Abstract 966: Biphasic Tissue Velocity Waves prior to and after Ejection Caused by Valve Closure
Background: Normal left ventricular (LV) myocardium demonstrates marked biphasic velocity waves prior to and at the end of LV ejection. We hypothesize that they are due to early-systolic shortening and late-systolic lengthening that are interrupted by mitral (MVC) and aortic valve closure (AVC), respectively, as illustrated in the figure⇓.

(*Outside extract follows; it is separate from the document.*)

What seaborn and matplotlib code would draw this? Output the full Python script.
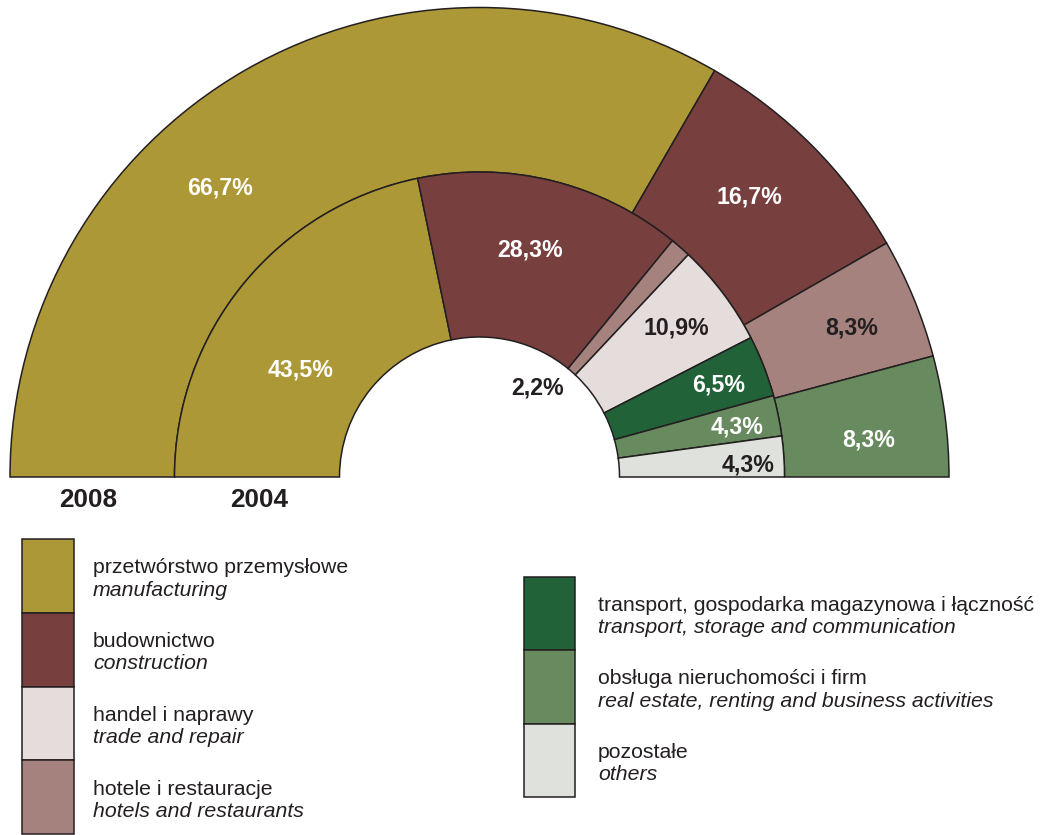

Methods and Results: In 11 anesthetized dogs timing of valve closure was determined by pressure variables and LV dimensions by sonomicrometry. Myocardial shortening started 20±10 ms (±SD, p<0.01) prior to MVC, and was interrupted at the time of MVC (time difference (TD) =4±7 ms). Similarly, myocardial lengthening started 31±15 ms (p<0.01) prior to AVC, and was interrupted at the time of AVC (TD = 0±3 ms). Prevention of mitral (n=4) and aortic valve (n=4) closure by stenting the valves abolished the pre- and post-ejection biphasic velocity waves, respectively. The alternative hypothesis that the atrial contraction and relaxation sequence causes the LV pre-ejection biphasic velocity wave was investigated in 10 patients with atrial fibrillation. Atrial fibrillation did not remove the pre-ejection biphasic velocity wave which occurred 28±16 ms prior to MVC and had a peak velocity of 31±12 mm/s.
Conclusion: This study supports the hypothesis that normal LV pre- and post-ejection velocity spikes are attributed to valve closures that interrupt early systolic shortening and late systolic lengthening, respectively.